NEC Corporation and BluSpecs are also involved in the effort to understand what 6G is for
The IMDEA Networks Institute has launched the ENABLE-6G project in collaboration with Telefónica, NEC Corporation and BluSpecs.
Its aim is to address the challenges 6G networks are intended to address such as more connectivity, higher performance and “advanced object and environment detection and communication”.
Interestingly, the press release is couched in terms of the challenges that 6G will face, rather than the justification for it.
This could well be because the project is funded by the European Union-NextGenerationEU and the Ministry of Economic Affairs and Digital Transformation, in the framework of the Recovery, Transformation and Resilience Plan (PRTR).
Fear of missing out
No doubt this slant is fuelled by a fear of missing out as other regions pull ahead – perhaps of most concern to the EU is China – with progress on the nextG.

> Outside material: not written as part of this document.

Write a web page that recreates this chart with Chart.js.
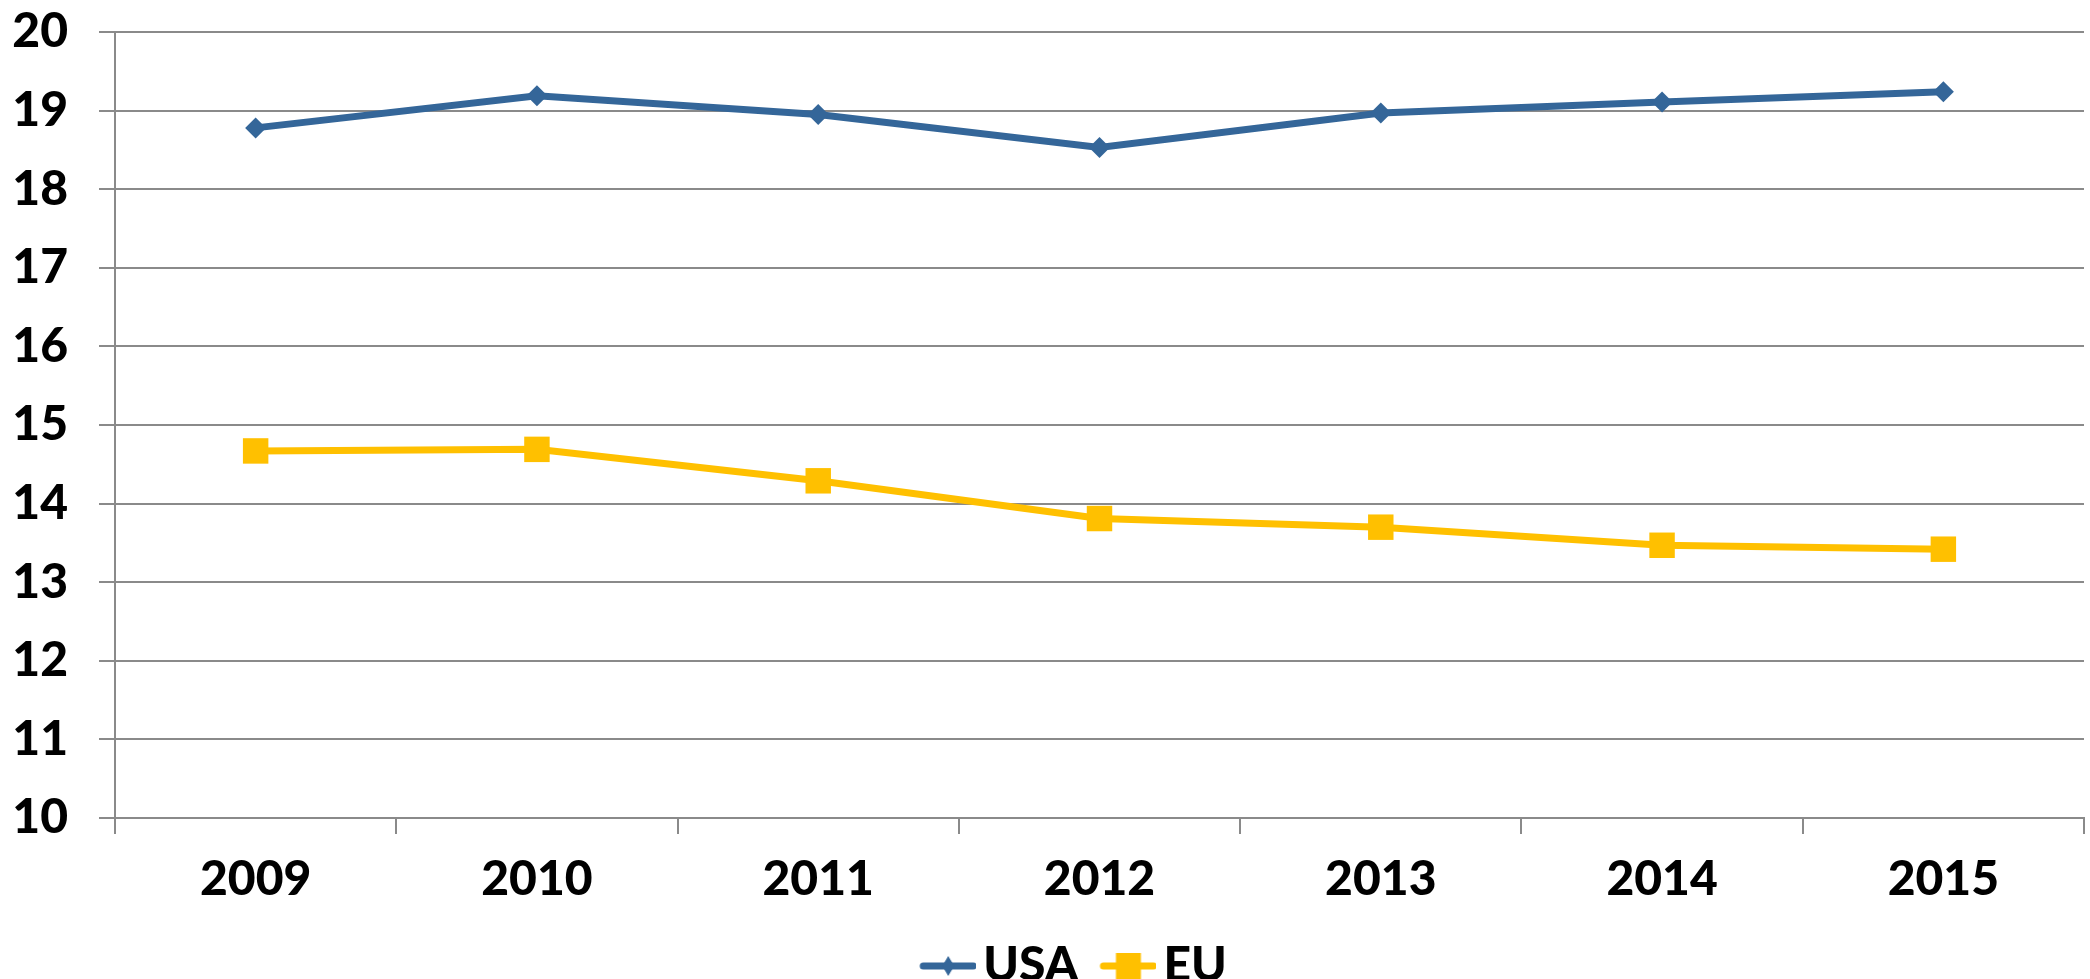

The release says, “It’s necessary for 6G networks to become more adaptable and intelligent to enable the realization of a future vision that will contend with greater levels of complexity, contextualization, and data traffic while consuming less energy and offering stronger security and privacy measures. Such advancements are crucial to instil the necessary level of trust required for widespread implementation of next-generation devices and nodes.”
Here are the main strands of the approach:
• To ensure privacy protections are built into the architecture, as precise mapping and sensing, data privacy and security have become major concerns, and to support new use cases.
• The design and implementation of software-defined networks to support edge-to-cloud processing for time-critical and geo-distributed network orchestration by applying control-task algorithms.
• To provide environmental sensing and reduce energy use per device to avoid a large, overall increase in the network’s power consumption.